Around 3:30 p.m. Tuesday, Ryan Zimmerman emerged from the dugout with a group of teammates, Michael Morse and Danny Espinosa among them, to take early batting practice under the supervision of Manager Davey Johnson and hitting coach Rick Eckstein. It’s not something the Nationals’ $100-million third baseman does often. But this .229 batting average isn’t a normal slump.
For so long, while the Nationals were at their worst, Zimmerman was at his best: a slick-fielding third baseman who could hit for average and power. In February, they signed him to a six-year contract extension, making him one of the cornerstones of the franchise.
Since he hurt his shoulder and returned after missing 13 games in early May, he has looked little like his former self.
He appears to be pressing at the plate, hitting the ball to the left side of the field and hitting the ball on the ground more than he ever has in his career. The injury — officially diagnosed as an inflamed right shoulder joint — is not 100 percent healed, he admitted.
“My shoulder is good, good enough,” he said before Tuesday’s game. “I wouldn’t play if I didn’t think I could help the team. There’s a lot of people that play banged up here and there. I’ve been feeling better and better each day.”
The issue isn’t just that Zimmerman’s power numbers (three home runs in 205 at-bats) are down. All his numbers are down. Though 51 games is a small sample size, his .300 on-base percentage and paltry .322 slugging percentage are well below his career marks. Only twice this season has Zimmerman had consecutive multi-hit games for an offense that ranks in the bottom third of the National League in runs scored per game (3.85).
“It’s tough,” he said. “It’s been easier because we’re winning. Winning kind of makes everything a lot easier. It’s frustrating because I want to help the team and do what I can to help us win more.”
Zimmerman has also been impatient, seeing career-low pitches per at-bat. On Sunday, he needed only seven pitches to go 0 for 4. He averaged 2.93 pitches at-bat in a three-game series against the New York Yankees this weekend, well below his 3.93 career average.

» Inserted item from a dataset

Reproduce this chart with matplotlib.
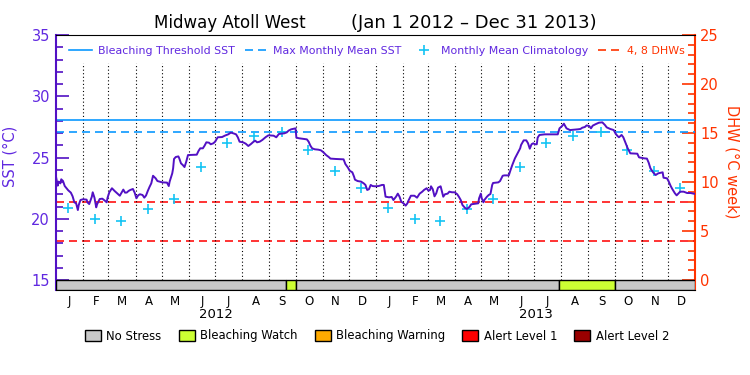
import datetime as dt
import matplotlib
matplotlib.use("Agg")
import matplotlib.pyplot as plt
import matplotlib.dates as mdates
from matplotlib.lines import Line2D
from matplotlib.patches import Patch, Rectangle
from matplotlib.ticker import FixedLocator

# ---------------- data ----------------
title_site = "Midway Atoll West"
title_period = "(Jan 1 2012 \u2013 Dec 31 2013)"
start_date = dt.date(2012, 1, 1)
end_date = dt.date(2014, 1, 1)

# day offset from Jan 1 2012, SST (deg C)
sst_day = [0, 2, 3, 5, 6, 8, 10, 12, 14, 17, 19, 21, 23, 25, 26, 28, 31, 35, 36, 38,
           41, 42, 44, 46, 47, 50, 53, 56, 58, 59, 61, 64, 67, 70, 73, 75, 77, 79, 81, 83,
           85, 88, 90, 92, 94, 96, 99, 101, 103, 105, 107, 109, 111, 114, 116, 120, 122, 127, 129, 130,
           133, 134, 135, 137, 140, 141, 143, 145, 147, 149, 151, 161, 163, 165, 168, 170, 172, 175, 177, 180,
           182, 185, 190, 193, 197, 200, 203, 206, 208, 210, 214, 217, 220, 223, 226, 228, 230, 233, 236, 240,
           243, 249, 252, 255, 258, 261, 264, 266, 269, 272, 274, 275, 278, 281, 284, 287, 289, 291, 293, 296,
           300, 303, 306, 309, 312, 314, 320, 329, 331, 334, 336, 339, 341, 342, 345, 349, 352, 354, 356, 358,
           360, 362, 365, 369, 373, 375, 377, 381, 384, 386, 389, 391, 393, 395, 398, 400, 402, 403, 406, 410,
           413, 416, 419, 421, 424, 426, 428, 429, 431, 433, 435, 437, 440, 442, 443, 445, 448, 450, 453, 456,
           459, 461, 463, 465, 468, 470, 473, 475, 480, 483, 484, 486, 487, 489, 490, 493, 495, 497, 499, 500,
           506, 508, 511, 513, 518, 520, 522, 525, 528, 531, 532, 535, 538, 540, 542, 544, 546, 548, 550, 551,
           553, 559, 574, 576, 579, 581, 584, 588, 593, 597, 600, 602, 605, 607, 610, 612, 614, 617, 621, 625,
           628, 630, 634, 638, 640, 642, 644, 647, 649, 651, 654, 656, 657, 665, 667, 673, 676, 678, 680, 683,
           686, 689, 694, 695, 699, 701, 703, 705, 708, 710, 714, 718, 722, 726, 730]
sst_val = [23.43, 22.70, 23.03, 22.89, 23.22, 23.08, 22.67, 22.49, 22.32, 22.13, 21.83, 21.34, 21.26, 20.71, 21.12, 21.53, 21.59, 21.56, 21.34, 21.20,
           21.80, 22.16, 21.72, 20.93, 21.18, 21.61, 21.64, 21.47, 21.34, 21.72, 22.16, 22.49, 22.27, 22.08, 21.88, 22.13, 22.38, 22.13, 22.14, 22.27,
           22.35, 22.43, 22.13, 21.67, 21.91, 22.00, 21.94, 21.72, 21.90, 22.27, 22.60, 22.89, 23.51, 23.30, 23.08, 23.00, 22.97, 22.95, 22.67, 23.03,
           23.71, 24.12, 24.88, 25.04, 25.09, 24.93, 24.52, 24.39, 24.22, 24.66, 25.20, 25.23, 25.53, 25.75, 25.75, 25.97, 26.24, 26.21, 26.08, 26.16,
           26.29, 26.65, 26.67, 26.78, 26.89, 27.03, 26.97, 26.89, 26.65, 26.29, 26.24, 26.13, 25.94, 26.10, 26.29, 26.37, 26.24, 26.29, 26.43, 26.67,
           26.81, 26.78, 26.65, 26.92, 26.95, 26.97, 27.05, 27.19, 27.30, 27.35, 27.38, 26.62, 26.57, 26.54, 26.51, 26.48, 26.29, 25.97, 25.75, 25.67,
           25.64, 25.59, 25.42, 25.20, 25.04, 24.91, 24.88, 24.85, 24.47, 24.17, 23.92, 23.79, 23.43, 23.19, 23.08, 23.03, 22.89, 22.76, 22.35, 22.41,
           22.76, 22.67, 22.65, 22.67, 22.76, 22.76, 21.80, 21.75, 21.78, 21.53, 21.80, 22.05, 21.80, 21.39, 21.23, 21.07, 21.26, 21.45, 21.88, 21.88,
           21.72, 22.05, 22.21, 22.35, 22.49, 22.29, 22.35, 22.65, 22.41, 21.83, 22.08, 22.54, 22.65, 22.08, 21.80, 22.00, 22.05, 22.21, 22.16, 22.16,
           22.00, 21.78, 21.53, 21.12, 20.88, 20.80, 20.96, 21.18, 21.23, 21.26, 21.67, 22.05, 21.67, 21.34, 21.53, 21.80, 21.94, 22.02, 22.76, 22.92,
           22.97, 23.08, 23.51, 23.54, 23.54, 23.98, 24.39, 24.93, 25.34, 25.75, 26.02, 26.40, 26.40, 26.16, 25.72, 26.08, 26.16, 26.08, 26.08, 26.62,
           26.84, 26.89, 26.89, 27.38, 27.57, 27.76, 27.38, 27.24, 27.27, 27.30, 27.33, 27.43, 27.49, 27.62, 27.57, 27.38, 27.60, 27.71, 27.84, 27.87,
           27.65, 27.46, 27.33, 27.24, 26.97, 26.78, 26.65, 26.84, 26.65, 26.29, 25.75, 25.48, 25.34, 25.31, 25.01, 24.93, 24.91, 24.58, 24.12, 23.79,
           23.57, 23.71, 23.79, 23.35, 23.30, 23.03, 22.70, 22.43, 22.08, 21.91, 22.21, 22.21, 22.10, 22.10, 22.04]

# monthly mean climatology (Jan..Dec), plotted mid-month each year
clim_sst = [20.90, 19.95, 19.80, 20.80, 21.60, 24.20, 26.15, 26.75, 27.08, 25.60, 23.90, 22.55]
clim_years = [2012, 2013]

mmm_sst = 27.06
threshold_sst = 28.06
dhw_levels = [4, 8]

status_start = ["2012-01-01", "2012-09-20", "2012-10-02", "2013-07-29", "2013-10-01"]
status_end = ["2012-09-20", "2012-10-02", "2013-07-29", "2013-10-01", "2014-01-01"]
status_level = ["No Stress", "Bleaching Watch", "No Stress", "Bleaching Watch", "No Stress"]

status_names = ["No Stress", "Bleaching Watch", "Bleaching Warning", "Alert Level 1", "Alert Level 2"]
status_colors = ["#c8c8c8", "#ccff33", "#ffaa00", "#ff0000", "#990000"]

month_letters = ["J", "F", "M", "A", "M", "J", "J", "A", "S", "O", "N", "D"]
years = [2012, 2013]

sst_ticks = [15, 20, 25, 30, 35]
dhw_ticks = [0, 5, 10, 15, 20, 25]

# ---------------- style ----------------
PURPLE_LINE = "#5210c4"
PURPLE_TXT = "#6028e0"
ORANGE = "#ff3300"
RED = "#ff1111"
BLUE = "#0a98ff"
CYAN = "#14c4f4"

W, H = 750, 375
fig = plt.figure(figsize=(7.5, 3.75), dpi=100)
ax_l, ax_r, ax_t, ax_b = 56, 695, 35, 290
ax = fig.add_axes([ax_l / W, 1 - ax_b / H, (ax_r - ax_l) / W, (ax_b - ax_t) / H])
ax2 = ax.twinx()
ax.set_zorder(ax2.get_zorder() + 1)
ax.patch.set_visible(False)

sst_px = 12.25  # pixels per degC
dhw_px = 9.8
ax.set_ylim(15 - 10 / sst_px, 35)
ax2.set_ylim(-10 / dhw_px, 25)

d0 = mdates.date2num(start_date)
d1 = mdates.date2num(end_date)
ax.set_xlim(d0, d1)

# month boundary dotted lines
bounds = []
for y in years:
    for m in range(1, 13):
        d = dt.date(y, m, 1)
        if d != start_date:
            bounds.append(mdates.date2num(d))
ax.vlines(bounds, 15, 32.7, colors="black", linestyles=(0, (1, 2.2)), linewidth=0.8, zorder=1)

# reference lines
ax.axhline(threshold_sst, color=BLUE, lw=1.2, zorder=2)
ax.axhline(mmm_sst, color=BLUE, lw=1.2, ls=(0, (4.8, 3)), zorder=2)
for lv in dhw_levels:
    ax2.axhline(lv, color=RED, lw=1.2, ls=(0, (4.8, 3)))

# climatology
clim_x = []
clim_y = []
for y in clim_years:
    for m in range(12):
        clim_x.append(mdates.date2num(dt.date(y, m + 1, 15)))
        clim_y.append(clim_sst[m])
ax.plot(clim_x, clim_y, ls="none", marker="+", ms=7, mew=1.2, color=CYAN, zorder=3)

# SST
sst_x = [d0 + d for d in sst_day]
ax.plot(sst_x, sst_val, color=PURPLE_LINE, lw=1.4, zorder=4)

# status bar
ybot = ax.get_ylim()[0]
for s, e, lvl in zip(status_start, status_end, status_level):
    xs = mdates.date2num(dt.date.fromisoformat(s))
    xe = mdates.date2num(dt.date.fromisoformat(e))
    ax.add_patch(Rectangle((xs, ybot), xe - xs, 15 - ybot,
                           facecolor=status_colors[status_names.index(lvl)],
                           edgecolor="black", lw=1.0, zorder=6))

# axes styling
for sp in ["top", "bottom"]:
    ax.spines[sp].set_color("black")
ax.spines["left"].set_color(PURPLE_LINE)
ax.spines["left"].set_linewidth(1.5)
ax.spines["right"].set_visible(False)
ax2.spines["right"].set_color(ORANGE)
ax2.spines["right"].set_linewidth(1.5)
ax2.spines["left"].set_visible(False)
ax2.spines["top"].set_visible(False)
ax2.spines["bottom"].set_visible(False)

ax.yaxis.set_major_locator(FixedLocator(sst_ticks))
ax.yaxis.set_minor_locator(FixedLocator(list(range(16, 35))))
ax.set_yticklabels([str(t) for t in sst_ticks])
ax.tick_params(axis="y", which="major", direction="in", length=9.4, width=1.2,
               color=PURPLE_LINE, labelcolor=PURPLE_TXT, labelsize=10.5, pad=4.3)
ax.tick_params(axis="y", which="minor", direction="in", length=5, width=1.2, color=PURPLE_LINE)

ax2.yaxis.set_major_locator(FixedLocator(dhw_ticks))
ax2.yaxis.set_minor_locator(FixedLocator(list(range(1, 25))))
ax2.set_yticklabels([str(t) for t in dhw_ticks])
ax2.tick_params(axis="y", which="major", direction="in", length=9.4, width=1.2,
                color=ORANGE, labelcolor=ORANGE, labelsize=10.5, pad=3.6)
ax2.tick_params(axis="y", which="minor", direction="in", length=5, width=1.2, color=ORANGE)

# month letters
mid_months = []
mlabels = []
for y in years:
    for m in range(12):
        a = dt.date(y, m + 1, 1)
        b = dt.date(y + (m == 11), (m + 1) % 12 + 1, 1)
        mid_months.append((mdates.date2num(a) + mdates.date2num(b)) / 2)
        mlabels.append(month_letters[m])
ax.set_xticks(mid_months)
ax.set_xticklabels(mlabels)
ax.tick_params(axis="x", which="both", length=0, labelsize=8.5, pad=3.5, labelcolor="black")
ax2.tick_params(axis="x", length=0)

for y in years:
    mid = (mdates.date2num(dt.date(y, 1, 1)) + mdates.date2num(dt.date(y + 1, 1, 1))) / 2
    ax.annotate(str(y), xy=(mid, 0), xycoords=("data", "axes fraction"),
                xytext=(0, -24), textcoords="offset pixels",
                ha="center", va="center", fontsize=9.5, color="black")

ax.set_ylabel("SST (\u00b0C)", color=PURPLE_TXT, fontsize=10.5)
ax.yaxis.set_label_coords((17 - ax_l) / (ax_r - ax_l), (ax_b - 156) / (ax_b - ax_t))
ax2.set_ylabel("DHW (\u00b0C week)", color=ORANGE, fontsize=10.5, rotation=270, va="center")
ax2.yaxis.set_label_coords((732 - ax_l) / (ax_r - ax_l), (ax_b - 162) / (ax_b - ax_t))

# title
fig.text(229.5 / W, 1 - 23 / H, title_site, ha="center", va="center", fontsize=12, color="black")
fig.text(474 / W, 1 - 23 / H, title_period, ha="center", va="center", fontsize=13, color="black")

# top legend
handles = [Line2D([], [], color=BLUE, lw=1.2),
           Line2D([], [], color=BLUE, lw=1.2, ls=(0, (4.8, 3))),
           Line2D([], [], ls="none", marker="+", ms=7, mew=1.2, color=CYAN),
           Line2D([], [], color=ORANGE, lw=1.2, ls=(0, (4.8, 3)))]
labels = ["Bleaching Threshold SST", "Max Monthly Mean SST", "Monthly Mean Climatology", "4, 8 DHWs"]
leg = ax.legend(handles, labels, ncol=4, loc="center",
                bbox_to_anchor=((377 - ax_l) / (ax_r - ax_l), (ax_b - 51) / (ax_b - ax_t)),
                frameon=False, fontsize=7.9, handlelength=2.1, handletextpad=0.5,
                columnspacing=0.95, borderpad=0, borderaxespad=0)
for t, c in zip(leg.get_texts(), [PURPLE_TXT, PURPLE_TXT, PURPLE_TXT, ORANGE]):
    t.set_color(c)

# bottom status legend
phandles = [Patch(facecolor=c, edgecolor="black", lw=1) for c in status_colors]
fig.legend(phandles, status_names, ncol=5, loc="center",
           bbox_to_anchor=(377 / W, 1 - 336 / H), frameon=False, fontsize=8.4,
           handlelength=1.4, handleheight=1.0, handletextpad=0.45, columnspacing=1.45,
           borderpad=0, borderaxespad=0)

fig.savefig("out.png", dpi=100)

Asked whether his shoulder has caused him to hit the ball on the ground at the highest rate of his career, Zimmerman said he wasn’t sure. He has grounded into a team-high 10 double plays — also at the highest rate of his eight-season career.
“If things are bothering me it changes the way you hit, changes the way you swing,” he said. “But like I said all along, I would never use that as an excuse. If I wasn’t good enough to play, I wouldn’t be out there. I don’t think that’s fair to the team.”
Zimmerman said he and Eckstein watched video of his at-bats and weren’t planning any dramatic changes. He said he would try lowering his hands a little to see how that would help – although it wouldn’t be the first time he’s tried that. “We’ll see,” he said.
Zimmerman said his contract is not weighing on him.
“I’ve already had one contract,” he said. “Obviously this one is longer and more money. But I’m so comfortable here. Obviously you want to do well whenever, making the league minimum or making $30 million a year.”
Careful about when to approach a slumping player, Johnson spoke with Zimmerman and told him to simplify everything and clear his mind.
“When you sometimes think about some things that have been bothering you a great deal, you lose sight of the fact that your main job is the opposing pitchers and timing and having good timing on all his pitches,” Johnson said. “I thought that’s where the injury was causing the problem to do that.”
On Tuesday, Zimmerman spent extra time hitting, first working in a group with Morse, Espinosa and Rick Ankiel, then more swings with the next group of hitters. And then, during normal batting practice before the game, Zimmerman was back on the field taking more swings.
“Baseball is one of those funny sports and you’ll get like a swinging bunt or something and go like 25 for your next 50,” he said. “One of those streaks would be nice.”